At the same time, the opposition to Common Core from movement conservatives isn’t just based on ideology. The fact that Common Core has been embraced by centrist Democrats and President Obama himself doesn’t sit right with Malkin and her fellow movement conservatives, for them, the standards seem like little more than a Trojan horse for left-leaning ideas. They can’t even entertain the possibility that those with whom they disagree on other political issues may actually be right about the need for overhauling curricula (a view shared by many of their fellow-travelers focused on school reform). The role of the Bill & Melinda Gates Foundation — an institution whose founders are among the biggest players in Democratic Party politics — in advancing the standards also spurs suspicion among movement conservatives (and progressive-leaning traditionalists) who are as suspicious of philanthropies and corporations as they are of left-leaning politicians. This suspicion can be seen in the fact that movement conservatives who have been strong advocates for systemic reform such as former Indianapolis Star editorial page editor Andrea Neal are joining Malkin and other fellow-travelers in such anti-Common Core conspiracy-theorizing.
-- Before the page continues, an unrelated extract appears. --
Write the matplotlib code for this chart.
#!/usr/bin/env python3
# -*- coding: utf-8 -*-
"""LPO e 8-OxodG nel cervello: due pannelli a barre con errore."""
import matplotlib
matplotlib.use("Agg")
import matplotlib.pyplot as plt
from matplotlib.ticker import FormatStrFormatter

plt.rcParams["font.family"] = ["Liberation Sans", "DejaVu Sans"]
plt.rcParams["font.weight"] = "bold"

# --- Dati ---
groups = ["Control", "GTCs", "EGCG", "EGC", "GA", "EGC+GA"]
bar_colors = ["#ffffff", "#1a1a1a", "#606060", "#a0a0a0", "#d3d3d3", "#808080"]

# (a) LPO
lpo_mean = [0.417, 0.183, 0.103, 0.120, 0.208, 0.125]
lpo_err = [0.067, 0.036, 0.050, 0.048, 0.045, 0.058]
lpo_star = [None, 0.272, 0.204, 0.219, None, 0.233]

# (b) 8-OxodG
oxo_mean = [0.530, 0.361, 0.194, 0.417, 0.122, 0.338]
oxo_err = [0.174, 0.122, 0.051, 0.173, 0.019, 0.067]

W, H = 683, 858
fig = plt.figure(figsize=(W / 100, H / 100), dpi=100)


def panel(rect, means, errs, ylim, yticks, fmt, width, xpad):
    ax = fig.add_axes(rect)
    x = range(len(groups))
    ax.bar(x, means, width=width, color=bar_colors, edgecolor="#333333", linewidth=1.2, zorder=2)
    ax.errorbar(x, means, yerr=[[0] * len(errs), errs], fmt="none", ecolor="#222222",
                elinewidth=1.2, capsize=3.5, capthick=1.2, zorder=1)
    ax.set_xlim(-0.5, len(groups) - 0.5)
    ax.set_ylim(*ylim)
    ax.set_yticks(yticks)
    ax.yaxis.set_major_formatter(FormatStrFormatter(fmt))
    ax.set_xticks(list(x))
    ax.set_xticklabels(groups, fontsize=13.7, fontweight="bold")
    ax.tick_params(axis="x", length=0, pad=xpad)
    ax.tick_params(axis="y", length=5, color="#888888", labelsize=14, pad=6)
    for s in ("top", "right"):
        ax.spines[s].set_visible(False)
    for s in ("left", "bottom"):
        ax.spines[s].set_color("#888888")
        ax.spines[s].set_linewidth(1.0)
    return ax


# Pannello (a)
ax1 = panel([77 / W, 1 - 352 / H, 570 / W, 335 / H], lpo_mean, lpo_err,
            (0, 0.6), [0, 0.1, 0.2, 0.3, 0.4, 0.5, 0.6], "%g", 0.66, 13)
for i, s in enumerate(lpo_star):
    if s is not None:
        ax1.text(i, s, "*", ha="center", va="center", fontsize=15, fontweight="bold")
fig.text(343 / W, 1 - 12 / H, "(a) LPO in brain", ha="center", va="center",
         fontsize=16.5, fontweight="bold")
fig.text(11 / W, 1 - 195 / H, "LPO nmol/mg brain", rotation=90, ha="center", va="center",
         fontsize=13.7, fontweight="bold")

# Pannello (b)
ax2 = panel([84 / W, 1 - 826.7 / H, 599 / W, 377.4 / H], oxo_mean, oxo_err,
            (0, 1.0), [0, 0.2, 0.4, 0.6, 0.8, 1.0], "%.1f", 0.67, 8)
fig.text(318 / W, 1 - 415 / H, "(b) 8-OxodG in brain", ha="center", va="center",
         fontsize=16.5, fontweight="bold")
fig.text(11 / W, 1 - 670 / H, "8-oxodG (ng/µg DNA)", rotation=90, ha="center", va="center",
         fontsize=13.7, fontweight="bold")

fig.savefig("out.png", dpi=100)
Certainly children, especially those from poor and minority backgrounds, will pay the price for the opposition of movement conservatives to Common Core. But the consequences for those kids extend to the problems that will be created for the movement itself in other areas. One of the reasons why the school reform movement has succeeded is because of the coalition work of conservatives, idiosyncratic liberals, centrist Democrats and others tired of the super-clusters of failure that make up American public education. Given that so much of the opposition to Common Core from movement conservatives is has become as much about who supports the standards as about the possibilities of the nation embracing common curricula, one can imagine them opposing other aspects of systemic reform. One can imagine movement conservatives opposing the expansion of school choice because it allows for the launch of charter schools whose politically-driven missions they will likely oppose (such as, say, Cesar Chavez in D.C. or the charter schools run by adherents of the Gulen Movement) as well as for the provision of vouchers that allow kids to attend Catholic schools. What the school reform movement faces is a possible threat to the politically ideological bipartisanship that has driven its success.
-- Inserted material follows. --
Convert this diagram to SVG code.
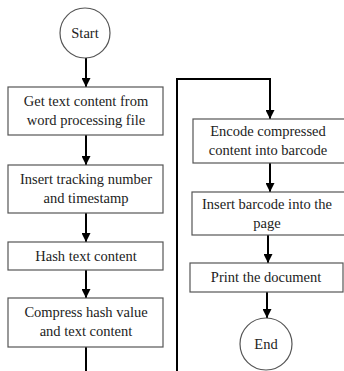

Movement conservative opposition to Common Core doesn’t even serve conservatism well. The idea of smaller government, stronger civil society, and a robust environment for free markets has been at the heart of modern conservatism since the days of Russell Kirk. But another and often least-appreciated aspect of modern conservatism is the belief that it is important to improve what government that does exist so it works effectively for the taxpayers who fund it. If government must exist, it should at least work. This was as much at the heart of Ronald Reagan’s efforts as president (and even before then, as California’s governor) as shrinking the size and scope of federal activity. By arguing against implementing Common Core, movement conservatives opposed to the standards are implicitly supporting the continuation of policies and practices that both condemn the futures of at least 121 children every hour to despair and waste the $591 billion taxpayers devote to American public education. This, in turn, aids and abets traditionalists who oppose the expansion of choice and other reforms that movement conservatives support wholeheartedly.
These facts should be pointed out by conservative reformers who support Common Core and done so in a thoughtful-but-tough minded manner. After all, people don’t change their views unless they are strongly challenged, especially by their ideological fellow-travelers who know better and are the ones best-positioned to hold them accountable.  Yet conservative reformers who support Common Core have not stepped up to the challenge. While Fordham’s Mike Petrilli has traveled to Indiana and other states to confront such thinking in statehouses, others have not bothered to do so, especially on the pages of the very media outlets that inform the movement. This, by the way, isn’t just a problem for conservative reformers; centrist Democrats who support Common Core have also done poorly in confronting the faulty thinking of their progressive allies. But centrist Democrat and left-leaning reformers have never had the luxury of counting on support from traditionalists within both the Democratic Party and the progressive movement, and in fact, have spent much of the past three decades challenging their thinking. Conservative reformers (along with their reform allies) have for far too long considered movement conservative support for reform to be a given (even as conservative reformers have long ago gotten used to sparring among themselves and their centrist Democrat allies over nearly every reform solution). As a result of conservative reformers being unwilling to take on movement conservatives on Common Core, they have given ground on an issue that their views are correct — and have complicated their own work in advancing systemic reform.
It is time for conservative reformers to have strong, forceful arguments with movement conservative allies about the senselessness of their opposition to Common Core standards. This includes pointing out the reality that what passes for curricula in American public education today doesn’t work for anyone’s children, including their own. It also includes refuting arguments and conspiracy theories that movement conservative offer as evidence against the standards — and demanding that they stop embracing the kind of shoddy thinking that no respectable movement conservative icon — especially Kirk and Reagan — would even find acceptable in a conversation. It doesn’t mean that movement conservatives opposed to the standards will be less reflexive in their opposition; after all, there are reasonable qualms that can be had about the efficacy of common curricula standards. But it would force them to actually argue against the standards based on some semblance of the facts and their interpretation of conservative first principles.
Certainly conservative reformers challenging movement conservative thinking may be akin to ideological civil war. But given the conservative movement’s other problems (including, as Washington Examiner columnist Noemie Emery notes, a sense of entitlement and embrace of a victim mentality unfitting of itself), the importance of the movement playing a strong role in shaping systemic reform, and the need for the movement to update how it applies first principles to today’s issues, it is a much-needed fight that conservative reformers can win.